L’influence française sur le secteur des hydrocarbures algériens n’a-t-elle pas perduré après les nationalisations ?
Si. À l’intérieur même du système algérien, il y a eu beaucoup de résistances, si bien qu’avec Chadli Bendjedid en 1978 (président de la République jusqu’en 1992, ndlr), il y a eu à nouveau une certaine emprise française sur le pétrole algérien, qui a duré pratiquement jusqu’à l’arrivée au pouvoir de Bouteflika en 1999. Au moment des nationalisations de 1971, nous avions été très étonnés qu’Elf décide de claquer complètement la porte, comme par dépit. Mais Elf était une compagnie d’État, qui ne raisonnait pas seulement en termes industriels mais aussi en fonction de la politique du gouvernement français.
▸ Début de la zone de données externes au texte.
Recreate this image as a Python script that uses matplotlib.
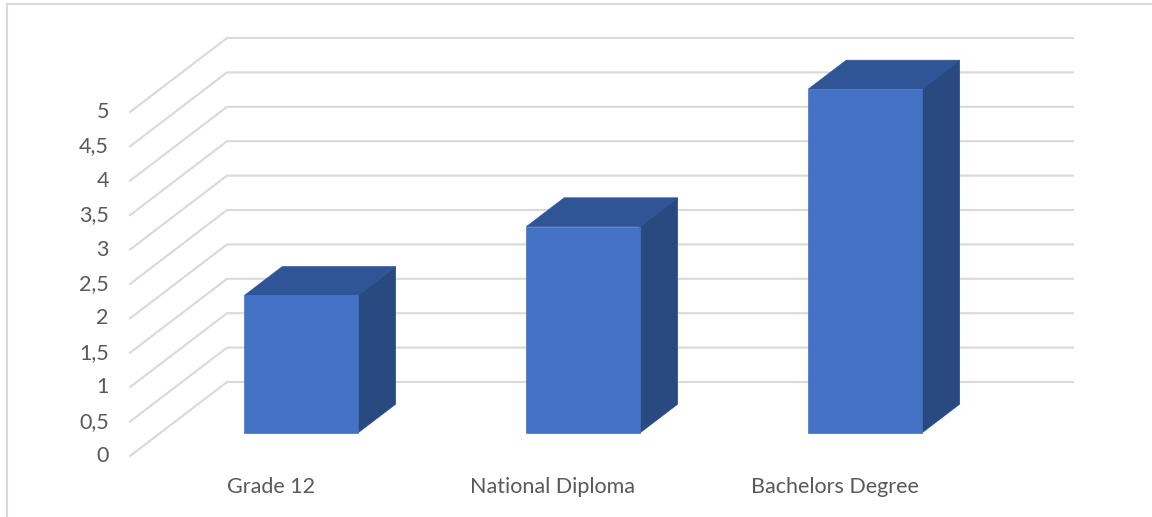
import numpy as np
import matplotlib
matplotlib.use("Agg")
import matplotlib.pyplot as plt
from matplotlib.patches import Polygon
from matplotlib.lines import Line2D

# data
categories = ["Grade 12", "National Diploma", "Bachelors Degree"]
values = [2, 3, 5]
y_ticks = [0, 0.5, 1, 1.5, 2, 2.5, 3, 3.5, 4, 4.5, 5]
y_tick_labels = ["0", "0,5", "1", "1,5", "2", "2,5", "3", "3,5", "4", "4,5", "5"]

W, H = 1152, 517
fig = plt.figure(figsize=(W / 100, H / 100), dpi=100)
fig.patch.set_facecolor("white")

# front plane of the 3D box (pixel placement)
x0, x1 = 130, 976
y0, y1 = 456, 112
ax = fig.add_axes([x0 / W, (H - y0) / H, (x1 - x0) / W, (y0 - y1) / H])
ax.set_xlim(-0.5, len(categories) - 0.5)
ax.set_ylim(0, 5)
ax.axis("off")

# oblique depth offset in pixels for full depth
DX, DY = 97, 74
fig.canvas.draw()
inv = ax.transData.inverted()


def proj(x, v, d):
    p = ax.transData.transform((x, v)) + d * np.array([DX, DY])
    return inv.transform(p)


grid_col = "#D9D9D9"
text_col = "#595959"
font = "Lato"
fsize = 15.5

# back wall + left wall gridlines
for v in y_ticks:
    a = proj(-0.5, v, 1)
    b = proj(len(categories) - 0.5, v, 1)
    c = proj(-0.5, v, 0)
    ax.add_line(Line2D([c[0], a[0], b[0]], [c[1], a[1], b[1]], color=grid_col,
                       lw=1.5, clip_on=False, zorder=1))

# y tick labels at front-left edge
for v, lab in zip(y_ticks, y_tick_labels):
    p = proj(-0.5, v, 0)
    ax.text(p[0] - 0.075, p[1], lab, ha="right", va="center",
            fontsize=fsize, color=text_col, family=font)

# bars
front_col = "#4472C4"
top_col = "#2F5597"
side_col = "#294A80"
w = 0.402
d0, d1 = 0.31, 0.70
for i, h in enumerate(values):
    l, r = i - w / 2, i + w / 2
    front = [proj(l, 0, d0), proj(r, 0, d0), proj(r, h, d0), proj(l, h, d0)]
    side = [proj(r, 0, d0), proj(r, 0, d1), proj(r, h, d1), proj(r, h, d0)]
    top = [proj(l, h, d0), proj(r, h, d0), proj(r, h, d1), proj(l, h, d1)]
    for pts, col in [(side, side_col), (top, top_col), (front, front_col)]:
        ax.add_patch(Polygon(pts, closed=True, facecolor=col, edgecolor=col,
                             lw=0.5, clip_on=False, zorder=3))

# category labels
for i, cat in enumerate(categories):
    ax.text(i, -0.45, cat, ha="center", va="center", fontsize=fsize,
            color=text_col, family=font)

# chart border (top and left)
fig.add_artist(Line2D([7 / W, 7 / W], [0, 1 - 4 / H], color="#D9D9D9", lw=1.5))
fig.add_artist(Line2D([7 / W, 1], [1 - 4 / H, 1 - 4 / H], color="#D9D9D9", lw=1.5))

fig.savefig("out.png", dpi=100, facecolor="white")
Du côté de Total, en revanche, la logique était complètement différente : tant que cela restait profitable pour eux, ils restaient.
D’ailleurs, même avec les nationalisations, leur pourcentage de participation n’a pas baissé de beaucoup. Total est donc resté en Algérie, même si à partir du moment où ils ont absorbé Elf, ils ont dû changer un peu de politique. Total a continué à exploiter le champ pétrolier de Hassi Messaoud jusqu’en 1992. Aujourd’hui, cette entreprise travaille dans le domaine pétrolier dans le Sud-Est et est également présente dans l’Ouest, là où il y aurait beaucoup de gaz. Le puits polémique qui a été foré par fracturation hydraulique près d’In Salah se trouverait sur une concession dont Total est partie prenante. N’oublions pas non plus que Gaz de France, aujourd’hui intégrée à GDF Suez, a toujours été un client important pour le gaz algérien, et que le gouvernement français a tout fait pour qu’elle en reste le client privilégié, sinon exclusif.
La France a-t-elle vraiment encore suffisamment d’influence en Algérie pour qu’il y ait effectivement eu un accord secret avec le président Bouteflika, comme l’a rapporté la presse, afin que les entreprises françaises expérimentent le gaz de schiste sur le territoire algérien ?
J’ai vu cette information, mais je n’ai pas de preuve. Ce ne serait pas étonnant qu’un accord de ce type ait été passé.
Qu’est-ce qui a changé avec l’arrivée d’Abdelaziz Bouteflika au pouvoir en 1999 ?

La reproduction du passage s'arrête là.